▸ **WRITTEN INSTRUCTION**
Write the data out again, character for character, with no images.

▸ **INFORMATION PROVIDED**
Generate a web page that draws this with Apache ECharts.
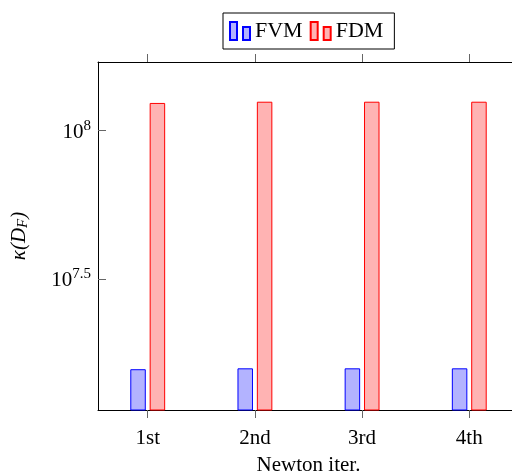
<!DOCTYPE html>
<html>
<head>
<meta charset="utf-8">
<script src="https://cdn.jsdelivr.net/npm/echarts@6/dist/echarts.min.js"></script>
<style>
html,body{margin:0;padding:0;background:#fff;}
#c{width:512px;height:473px;}
</style>
</head>
<body>
<div id="c"></div>
<script>
// Data
const categories = ['1st', '2nd', '3rd', '4th'];
const fvmValues = [1.567e7, 1.578e7, 1.578e7, 1.578e7];
const fdmValues = [1.241e8, 1.253e8, 1.253e8, 1.253e8];
const yTickExponents = [7.5, 8];
const yTickLabels = ['7.5', '8'];
const xTitle = 'Newton iter.';

const FONT = 'Liberation Serif';
const chart = echarts.init(document.getElementById('c'), null, {renderer: 'canvas'});

const toPoints = vals => vals.map((v, i) => [i, Math.log10(v)]);
const catIdx = categories.map((c, i) => i);

const xCommon = {
  type: 'value',
  min: -0.464,
  max: 3.464,
  splitLine: {show: false},
  axisLine: {show: true, onZero: false, lineStyle: {color: '#000', width: 1}},
  axisTick: {show: true, inside: false, length: 8, customValues: catIdx, lineStyle: {color: '#666', width: 1}}
};

const option = {
  backgroundColor: '#fff',
  animation: false,
  textStyle: {fontFamily: FONT},
  grid: {left: 98, right: -7, top: 62, bottom: 63, containLabel: false, outerBoundsMode: 'none'},
  legend: {
    show: true,
    left: 223,
    top: 13,
    orient: 'horizontal',
    padding: [7, 11, 7, 6],
    itemGap: 7,
    itemWidth: 20,
    itemHeight: 18,
    borderColor: '#000',
    borderWidth: 1,
    icon: 'path://M0,0 H7 V18 H0 Z M13,5 H20 V18 H13 Z',
    textStyle: {fontFamily: FONT, fontSize: 22, color: '#000'},
    data: ['FVM', 'FDM']
  },
  xAxis: [
    Object.assign({}, xCommon, {
      position: 'bottom',
      name: xTitle,
      nameLocation: 'middle',
      nameGap: 45,
      nameTextStyle: {fontFamily: FONT, fontSize: 21, color: '#000'},
      axisLabel: {
        show: true,
        customValues: catIdx,
        margin: 18,
        fontFamily: FONT,
        fontSize: 21,
        color: '#000',
        formatter: v => categories[Math.round(v)] || ''
      }
    }),
    Object.assign({}, xCommon, {
      position: 'top',
      axisLabel: {show: false}
    })
  ],
  yAxis: [{
    type: 'value',
    min: 7.0574,
    max: 8.232,
    splitLine: {show: false},
    axisLine: {show: true, onZero: false, lineStyle: {color: '#000', width: 1}},
    axisTick: {show: true, inside: true, length: 8, customValues: yTickExponents, lineStyle: {color: '#666', width: 1}},
    name: '{i|κ(D}{sub|F}{i|)}',
    nameLocation: 'middle',
    nameRotate: 90,
    nameGap: 67,
    nameTextStyle: {
      color: '#000',
      rich: {
        i: {fontFamily: FONT, fontStyle: 'italic', fontSize: 21, color: '#000'},
        sub: {fontFamily: FONT, fontStyle: 'italic', fontSize: 15, color: '#000', verticalAlign: 'bottom', padding: [8, 0, 0, 0]}
      }
    },
    axisLabel: {
      show: true,
      customValues: yTickExponents,
      margin: 7,
      formatter: v => {
        const k = yTickExponents.findIndex(e => Math.abs(e - v) < 1e-6);
        return k < 0 ? '' : '{b|10}{s|' + yTickLabels[k] + '}';
      },
      rich: {
        b: {fontFamily: FONT, fontSize: 21, color: '#000', verticalAlign: 'bottom'},
        s: {fontFamily: FONT, fontSize: 15, color: '#000', verticalAlign: 'top', padding: [0, 0, 10, 0]}
      }
    }
  }],
  series: [
    {
      name: 'FVM',
      type: 'bar',
      xAxisIndex: 0,
      yAxisIndex: 0,
      clip: true,
      barWidth: 15.5,
      barGap: '25%',
      itemStyle: {color: '#b3b3ff', borderColor: '#0000ff', borderWidth: 1},
      data: toPoints(fvmValues)
    },
    {
      name: 'FDM',
      type: 'bar',
      xAxisIndex: 0,
      yAxisIndex: 0,
      clip: true,
      barWidth: 15.5,
      barGap: '25%',
      itemStyle: {color: '#ffb3b3', borderColor: '#ff0000', borderWidth: 1},
      data: toPoints(fdmValues)
    }
  ]
};
chart.setOption(option);
</script>
</body>
</html>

▸ **ANSWER TO THIS PROBLEM**
Generate a web page that draws this with Apache ECharts.
<!DOCTYPE html>
<html>
<head>
<meta charset="utf-8">
<script src="https://cdn.jsdelivr.net/npm/echarts@6/dist/echarts.min.js"></script>
<style>
html,body{margin:0;padding:0;background:#fff;}
#c{width:512px;height:473px;}
</style>
</head>
<body>
<div id="c"></div>
<script>
// Data
const categories = ['1st', '2nd', '3rd', '4th'];
const fvmValues = [1.567e7, 1.578e7, 1.578e7, 1.578e7];
const fdmValues = [1.241e8, 1.253e8, 1.253e8, 1.253e8];
const yTickExponents = [7.5, 8];
const yTickLabels = ['7.5', '8'];
const xTitle = 'Newton iter.';

const FONT = 'Liberation Serif';
const chart = echarts.init(document.getElementById('c'), null, {renderer: 'canvas'});

const toPoints = vals => vals.map((v, i) => [i, Math.log10(v)]);
const catIdx = categories.map((c, i) => i);

const xCommon = {
  type: 'value',
  min: -0.464,
  max: 3.464,
  splitLine: {show: false},
  axisLine: {show: true, onZero: false, lineStyle: {color: '#000', width: 1}},
  axisTick: {show: true, inside: false, length: 8, customValues: catIdx, lineStyle: {color: '#666', width: 1}}
};

const option = {
  backgroundColor: '#fff',
  animation: false,
  textStyle: {fontFamily: FONT},
  grid: {left: 98, right: -7, top: 62, bottom: 63, containLabel: false, outerBoundsMode: 'none'},
  legend: {
    show: true,
    left: 223,
    top: 13,
    orient: 'horizontal',
    padding: [7, 11, 7, 6],
    itemGap: 7,
    itemWidth: 20,
    itemHeight: 18,
    borderColor: '#000',
    borderWidth: 1,
    icon: 'path://M0,0 H7 V18 H0 Z M13,5 H20 V18 H13 Z',
    textStyle: {fontFamily: FONT, fontSize: 22, color: '#000'},
    data: ['FVM', 'FDM']
  },
  xAxis: [
    Object.assign({}, xCommon, {
      position: 'bottom',
      name: xTitle,
      nameLocation: 'middle',
      nameGap: 45,
      nameTextStyle: {fontFamily: FONT, fontSize: 21, color: '#000'},
      axisLabel: {
        show: true,
        customValues: catIdx,
        margin: 18,
        fontFamily: FONT,
        fontSize: 21,
        color: '#000',
        formatter: v => categories[Math.round(v)] || ''
      }
    }),
    Object.assign({}, xCommon, {
      position: 'top',
      axisLabel: {show: false}
    })
  ],
  yAxis: [{
    type: 'value',
    min: 7.0574,
    max: 8.232,
    splitLine: {show: false},
    axisLine: {show: true, onZero: false, lineStyle: {color: '#000', width: 1}},
    axisTick: {show: true, inside: true, length: 8, customValues: yTickExponents, lineStyle: {color: '#666', width: 1}},
    name: '{i|κ(D}{sub|F}{i|)}',
    nameLocation: 'middle',
    nameRotate: 90,
    nameGap: 67,
    nameTextStyle: {
      color: '#000',
      rich: {
        i: {fontFamily: FONT, fontStyle: 'italic', fontSize: 21, color: '#000'},
        sub: {fontFamily: FONT, fontStyle: 'italic', fontSize: 15, color: '#000', verticalAlign: 'bottom', padding: [8, 0, 0, 0]}
      }
    },
    axisLabel: {
      show: true,
      customValues: yTickExponents,
      margin: 7,
      formatter: v => {
        const k = yTickExponents.findIndex(e => Math.abs(e - v) < 1e-6);
        return k < 0 ? '' : '{b|10}{s|' + yTickLabels[k] + '}';
      },
      rich: {
        b: {fontFamily: FONT, fontSize: 21, color: '#000', verticalAlign: 'bottom'},
        s: {fontFamily: FONT, fontSize: 15, color: '#000', verticalAlign: 'top', padding: [0, 0, 10, 0]}
      }
    }
  }],
  series: [
    {
      name: 'FVM',
      type: 'bar',
      xAxisIndex: 0,
      yAxisIndex: 0,
      clip: true,
      barWidth: 15.5,
      barGap: '25%',
      itemStyle: {color: '#b3b3ff', borderColor: '#0000ff', borderWidth: 1},
      data: toPoints(fvmValues)
    },
    {
      name: 'FDM',
      type: 'bar',
      xAxisIndex: 0,
      yAxisIndex: 0,
      clip: true,
      barWidth: 15.5,
      barGap: '25%',
      itemStyle: {color: '#ffb3b3', borderColor: '#ff0000', borderWidth: 1},
      data: toPoints(fdmValues)
    }
  ]
};
chart.setOption(option);
</script>
</body>
</html>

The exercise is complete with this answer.